Alongside the pricing conversation, something else has been coming up that genuinely saddens me. Photographers deleting their RAW files after a year to free up storage space.

I understand the financial pressure behind that decision. Storage costs money, and when costs rise and prices do not, something has to give. But I want you consider what we are actually doing when we delete those files.

Just recently, a couple contacted me from sixteen years ago. They had never uploaded the images from the CD I had sent them – life got in the way, technology moved on – as it always does. They asked if there was any way to retrieve their photographs. There was. Because I still have them.

We call ourselves storytellers. We talk about the images that will outlast everything else from the wedding day – the flowers, the cake, the dress. And then some of us are quietly binning those stories after twelve months.

If storage costs are the issue, the answer is not deletion. The answer is to charge for long-term archiving. Build it into your pricing. It protects what you created, adds genuine value for couples who understand – perhaps only years later – what that guarantee is worth, and creates a sustainable income stream that reflects the real cost of doing this job properly.

If we are calling ourselves storytellers, those stories need a shelf life longer than a year.

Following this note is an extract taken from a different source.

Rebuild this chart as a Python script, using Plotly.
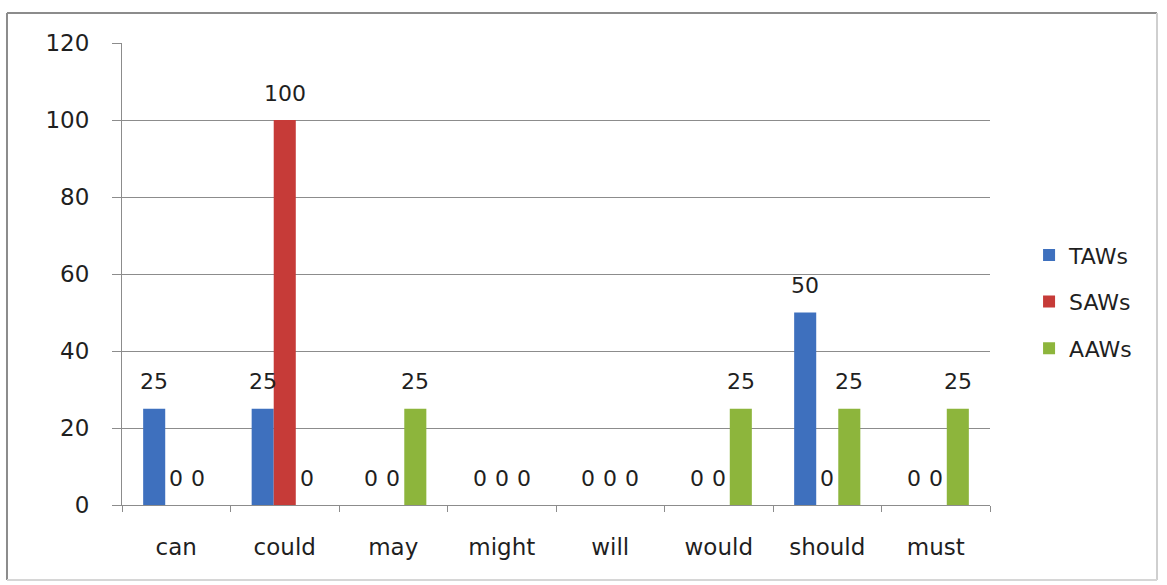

What If We All Just Put Our Prices Up?

I am not naive enough to think the industry moves as one. But the conversation has to start somewhere – and it starts with each of us individually deciding that our work has value, that our time has value, and that quietly absorbing the inflation of everything around us while holding our own prices flat is not modesty. It is not good business.

Not dramatically. But meaningfully. Enough to reflect what it actually costs to run a professional wedding photography business in 2026. We are all already paying the increased costs. We are just not passing them on. Every other business is. When the cost of producing olive oil increased dramatically, Waitrose did not absorb it quietly. They put the price up.

The collective fear that keeps prices down is real. But so is collective confidence, if we choose to build it. Talk about pricing with your peers. Be honest about what you charge and why. Celebrate the photographers who hold firm, who raise their rates, who back themselves. Share the fear less and the confidence more.

Because the industry will not fix itself. But together, we might. Otherwise, shall we just give it all up and start planting olive trees?